3. When he’s proactive…. To me this is also a love language on its own. I saw this needed to be built, I can be of help, I knew you were arriving at this time so I made food, or I ordered food.

When he plans the date without waiting for you hint that he hasn’t taken you out in a hot minute?

When he’s proactive about developing your relationship, whether it’s starting the conversation first about something he didn’t appreciate or booking a trip, or just little things like letting you know when his plans have changed without you coming across as a nag because he understands that it’s the little, meaningless things that actually matter.

4. When he listens and implements (to the best of his abilities). This right here. Effort is so sexy. Effort is so romantic and most times it’s the thought that really counts. Imagine you mentioning something in a casual conversation, and he goes ahead and plans whatever you wanted. It could be as little as doing things around the house or you wanting to be treated a certain way or you expressing discomfort about something. It could be anything, but he listened and he didn’t wait for you to nag about it because that’s what men describe as nagging, when they have to hear the same thing over and over again. You could just want something to change but all they hear is criticism. But don’t we all want our romantic relationships to work?

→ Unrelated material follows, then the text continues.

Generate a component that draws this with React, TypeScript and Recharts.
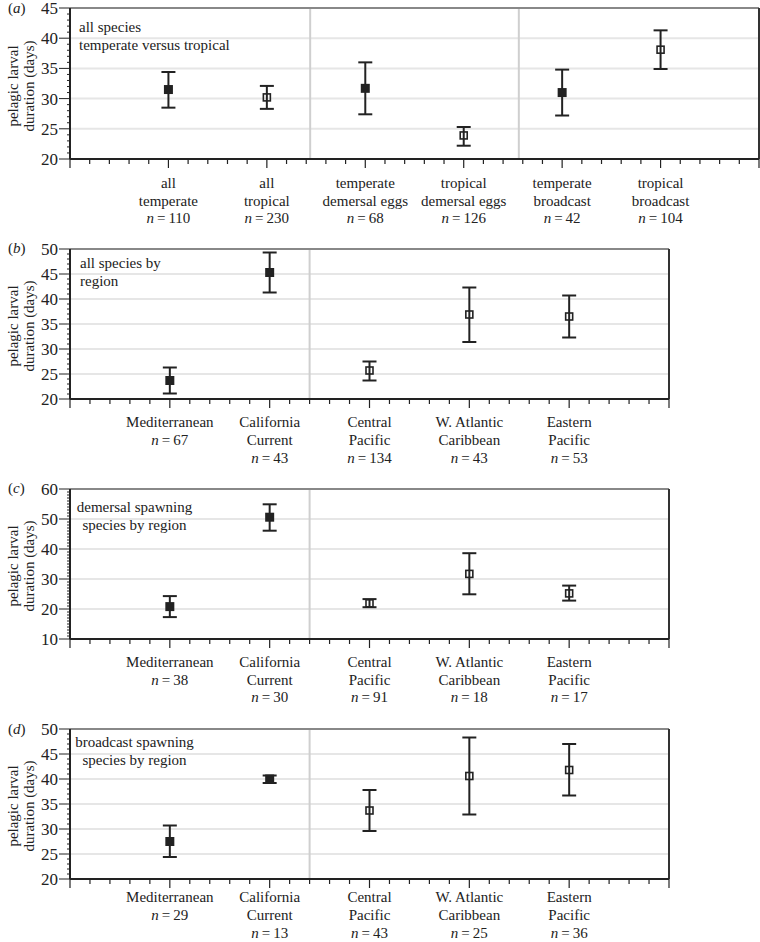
import React from 'react';
import { ComposedChart, Scatter, ErrorBar, XAxis, YAxis, ReferenceLine } from 'recharts';

const FONT = '"Liberation Serif", "Times New Roman", Times, Tinos, "Noto Serif", "DejaVu Serif", serif';
const INK = '#222';
const TXT = { fontFamily: FONT };

// panel (a)
const aCats = [['all', 'temperate'], ['all', 'tropical'], ['temperate', 'demersal eggs'], ['tropical', 'demersal eggs'], ['temperate', 'broadcast'], ['tropical', 'broadcast']];
const aN = [110, 230, 68, 126, 42, 104];
const aMean = [31.5, 30.2, 31.7, 23.9, 31.0, 38.1];
const aLow = [28.5, 28.3, 27.4, 22.2, 27.2, 34.9];
const aHigh = [34.4, 32.1, 36.0, 25.3, 34.8, 41.3];
const aFilled = [true, false, true, false, true, false];

// panels (b)-(d) share regions
const regionCats = [['Mediterranean'], ['California', 'Current'], ['Central', 'Pacific'], ['W. Atlantic', 'Caribbean'], ['Eastern', 'Pacific']];
const regionFilled = [true, true, false, false, false];

const bN = [67, 43, 134, 43, 53];
const bMean = [23.7, 45.3, 25.7, 36.9, 36.5];
const bLow = [21.1, 41.3, 23.7, 31.4, 32.3];
const bHigh = [26.3, 49.3, 27.5, 42.3, 40.7];

const cN = [38, 30, 91, 18, 17];
const cMean = [20.8, 50.6, 21.9, 31.7, 25.2];
const cLow = [17.3, 46.1, 20.6, 24.9, 22.8];
const cHigh = [24.3, 54.9, 23.3, 38.6, 27.8];

const dN = [29, 13, 43, 25, 36];
const dMean = [27.5, 40.0, 33.7, 40.6, 41.8];
const dLow = [24.4, 39.2, 29.6, 32.9, 36.7];
const dHigh = [30.7, 40.7, 37.8, 48.3, 47.0];

const Square = (props: any) => {
  const { cx, cy, payload } = props;
  if (payload.filled) {
    return <rect x={cx - 4.5} y={cy - 4.5} width={9} height={9} fill={INK} />;
  }
  return <rect x={cx - 3.5} y={cy - 3.5} width={7} height={7} fill="none" stroke={INK} strokeWidth={1.6} />;
};

function Panel({ top, plotH, right, xMax, yMin, yMax, yStep, seps, labelY, lineGap, cats, n, mean, low, high, filled }: any) {
  const data = mean.map((m: number, i: number) => ({
    x: i + 1,
    mean: m,
    err: [m - low[i], high[i] - m],
    filled: filled[i],
  }));
  const xTicks = Array.from({ length: xMax * 5 + 1 }, (_, i) => i / 5);
  const yTicks = Array.from({ length: yMax - yMin + 1 }, (_, i) => yMin + i);
  const grid = yTicks.filter((v) => v > yMin && v < yMax && v % yStep === 0);

  const XTick = (p: any) => {
    const v = p.payload.value;
    const major = Math.abs(v - Math.round(v)) < 1e-6;
    const idx = Math.round(v) - 1;
    const lines = major && cats[idx] ? cats[idx] : null;
    return (
      <g>
        <line x1={p.x} x2={p.x} y1={p.y} y2={p.y + (major ? 9 : 5)} stroke={INK} strokeWidth={1.2} />
        {lines && (
          <text x={p.x} y={p.y + labelY} textAnchor="middle" style={TXT} fontSize={15} fill={INK}>
            {lines.map((l: string, k: number) => (
              <tspan key={k} x={p.x} dy={k === 0 ? 0 : lineGap}>{l}</tspan>
            ))}
            <tspan x={p.x} dy={lineGap} fontStyle="italic">n</tspan>
            <tspan>{'\u2009=\u2009' + n[idx]}</tspan>
          </text>
        )}
      </g>
    );
  };

  const YTick = (p: any) => {
    const v = p.payload.value;
    const major = v % yStep === 0;
    return (
      <g>
        <line x1={p.x - (major ? 11 : 3)} x2={p.x} y1={p.y} y2={p.y} stroke={INK} strokeWidth={1} />
        {major && (
          <text x={p.x - 12} y={p.y} dy="0.35em" textAnchor="end" style={TXT} fontSize={17} fill={INK}>{v}</text>
        )}
      </g>
    );
  };

  return (
    <div style={{ position: 'absolute', left: 0, top }}>
      <ComposedChart width={760} height={8 + plotH + 72} data={data} margin={{ top: 8, right, left: 0, bottom: 0 }}>
        <XAxis type="number" dataKey="x" domain={[0, xMax]} ticks={xTicks} interval={0} tickSize={0} tickMargin={0}
          tickLine={false} tick={<XTick />} height={72} axisLine={{ stroke: INK, strokeWidth: 2 }} />
        <YAxis type="number" dataKey="mean" domain={[yMin, yMax]} ticks={yTicks} interval={0} tickSize={0} tickMargin={0}
          tickLine={false} tick={<YTick />} width={70} axisLine={{ stroke: INK, strokeWidth: 2 }} />
        {grid.map((v: number) => (
          <ReferenceLine key={'g' + v} y={v} stroke="#e6e6e6" strokeWidth={2} />
        ))}
        {seps.map((s: number) => (
          <ReferenceLine key={'s' + s} x={s} stroke="#cfcfcf" strokeWidth={2} />
        ))}
        <ReferenceLine y={yMax} stroke="#888" strokeWidth={2} />
        <ReferenceLine x={xMax} stroke="#333" strokeWidth={2} />
        <Scatter dataKey="mean" shape={<Square />} isAnimationActive={false}>
          <ErrorBar dataKey="err" direction="y" width={7} stroke={INK} strokeWidth={2} isAnimationActive={false} />
        </Scatter>
      </ComposedChart>
    </div>
  );
}

const panelLabels = [['a', 13], ['b', 253], ['c', 493], ['d', 734]];
const notes = [
  { lines: ['all species', 'temperate versus tropical'], x: 79, y: 31.7, anchor: 'start' },
  { lines: ['all species by', 'region'], x: 80, y: 267.7, anchor: 'start' },
  { lines: ['demersal spawning', 'species by region'], x: 134.5, y: 512.3, anchor: 'middle' },
  { lines: ['broadcast spawning', 'species by region'], x: 134.5, y: 746.7, anchor: 'middle' },
];
const titleCenters = [86, 326, 566, 806];

export default function App() {
  return (
    <div style={{ position: 'absolute', left: 0, top: 0, width: 760, height: 942, background: '#fff', fontFamily: FONT }}>
      <Panel top={0} plotH={151} right={1} xMax={7} yMin={20} yMax={45} yStep={5} seps={[2.44, 4.56]} labelY={29} lineGap={17.5}
        cats={aCats} n={aN} mean={aMean} low={aLow} high={aHigh} filled={aFilled} />
      <Panel top={241} plotH={150} right={91} xMax={6} yMin={20} yMax={50} yStep={5} seps={[2.4]} labelY={28.3} lineGap={17.7}
        cats={regionCats} n={bN} mean={bMean} low={bLow} high={bHigh} filled={regionFilled} />
      <Panel top={481} plotH={150} right={91} xMax={6} yMin={10} yMax={60} yStep={10} seps={[2.4]} labelY={28} lineGap={17.7}
        cats={regionCats} n={cN} mean={cMean} low={cLow} high={cHigh} filled={regionFilled} />
      <Panel top={721} plotH={150} right={91} xMax={6} yMin={20} yMax={50} yStep={5} seps={[2.4]} labelY={23} lineGap={18}
        cats={regionCats} n={dN} mean={dMean} low={dLow} high={dHigh} filled={regionFilled} />
      <svg width={760} height={942} style={{ position: 'absolute', left: 0, top: 0, pointerEvents: 'none' }}>
        {panelLabels.map(([l, y]) => (
          <text key={l as string} x={8} y={y as number} style={TXT} fontSize={15} fill={INK}>
            (<tspan fontStyle="italic">{l}</tspan>)
          </text>
        ))}
        {notes.map((nt, i) => (
          <text key={i} x={nt.x} y={nt.y} textAnchor={nt.anchor as any} style={TXT} fontSize={15} fill={INK}>
            {nt.lines.map((l, k) => (
              <tspan key={k} x={nt.x} dy={k === 0 ? 0 : 18}>{l}</tspan>
            ))}
          </text>
        ))}
        {titleCenters.map((cy, i) => (
          <g key={i}>
            <text transform={`translate(17.5, ${cy}) rotate(-90)`} textAnchor="middle" style={TXT} fontSize={15} fill={INK}>pelagic larval</text>
            <text transform={`translate(34, ${cy}) rotate(-90)`} textAnchor="middle" style={TXT} fontSize={15} fill={INK}>duration (days)</text>
          </g>
        ))}
      </svg>
    </div>
  );
}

Aren’t we both responsible for fixing it and making sure we both feel prioritized in each other’s lives? And once again, it could be the smallest things but what’s small to one person may be a big deal to the other person.

Another important aspect in this is when a person recognizes your silence and listens. Silence sometimes speaks volume. Don’t always assume the other person is angry or giving an attitude. Most times, in my case, baby one text saying Mama what’s wrong, I’ll probably start crying because I may just be exhausted by everything. An “I love you” text would probably make me blush from ear to ear and when you really don’t know the way forward, just ask what the problem is and what you can do to make your person feel better. Active listening is a necessity for a healthy long-term relationship.

5 When he’s empathetic. A man who has the ability to recognize when you feel a certain type of way, he may not necessarily identify with those emotions, but when he has the ability to recognize when you need love and actually gives you some reassurance AAAAAH Attractive AF

When he shows compassion in situations like that and makes you feel validated…MY GOD.

As usual, I am a woman so I speak on what women may need. However, if your man is doing all these things SIS you better treat that man like the king that he is. Contrary to what men believe, women are submissive by nature (my opinion!) but a woman can only tap into her feminine side when she feels secure and safe in her relationship.

What one woman needs may not be what the next woman needs but trust me when I say, when a man makes a woman feel secure, watch your relationship flourish like never before.

When we talk about men being providers and protectors, we always refer to financial security and if he can fight.

But are you providing her with emotional security?

Are you providing reassurance once in a while?

Do you make her feel safe to love you?

I am naturally an overthinker, but I have never overthought a situation if I didn’t have reasons to. So, are your actions protecting her from that?

A woman was created to be loved, are you loving her the right way? Because if you are then watch her give you all the respect and love that you need and more.

Its so many green flags to go through but for now chin up and read Isaiah 41:10. ooh and I lied, I thought it would be short and sweet but i got carried away.